5.    Investment Intent. By accepting the Options, the Optionee represents and agrees that none of the shares of Common Stock purchased upon exercise of the Options will be distributed in violation of applicable federal and state laws and regulations. In addition, the Company may require, as a condition of exercising the Options, that the Optionee execute an undertaking, in such a form as the Company shall reasonably specify, that the Stock is being purchased only for investment and without any then-present intention to sell or distribute such shares.

 

6.    Termination of Status as a Member of the Board of Directors and Options. Vested Options shall terminate, to the extent not previously exercised, upon the occurrence of the first of the following events:

 

(a)  

Expiration. Ten (10) years from the Date of Grant.

 

(b)  

Termination for Cause.

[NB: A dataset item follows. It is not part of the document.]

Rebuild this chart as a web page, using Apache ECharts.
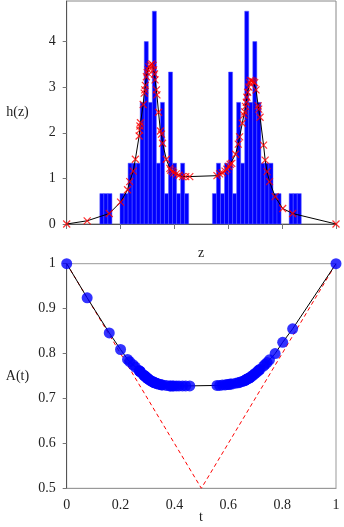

The date of the first discovery by the Company of any reason for the termination of an Optionee’s status as a member of the Board of Directors of the Company or any related company for cause (as determined in the sole discretion of the 2008 Plan administrator), and, if an Optionee’s status as a member of the Board of Directors is suspended pending any investigation by the Company as to whether the Optionee’s status as a member of the Board of Directors should be terminated for cause, the Optionee’s rights under this Agreement and the 2008 Plan shall likewise be suspended during the period of any such investigation.

 

(c)  

Termination Due to Death or Disability. The expiration of one (1) year from the date of the death of the Optionee or cessation of an Optionee’s status as a member of the Board of Directors by reason of Disability (within the meaning of Section 22(e) of the Code). If an Optionee’s status as a member of the Board of Directors is terminated by death, any Option held by the Optionee shall be exercisable only by the person or persons to whom such Optionee’s rights under such Option shall pass by the Optionee’s will or by the laws of descent and distribution.

 

 

2


 

 

(d)  

Termination for Any Other Reason. The expiration of three (3) months from the date of an Optionee’s termination of status as a member of the Board of Directors of the Company or any affiliated company or subsidiary of the Company (a “Related Corporation”) for any reason whatsoever other than termination of service for cause, death or Disability.

 

Each unvested Option granted pursuant hereto shall terminate immediately upon termination of the Optionee’s status as a member of the Board of Directors of the Company for any reason whatsoever, including Disability unless vesting is accelerated in accordance with Section 11(e) of the 2008 Plan.

 

7.    Stock. In the case of any stock split, stock dividend or like change in the nature of shares of Stock covered by this Agreement, the number of shares and exercise price shall be proportionately adjusted as set forth in Section 5(b) of the 2008 Plan.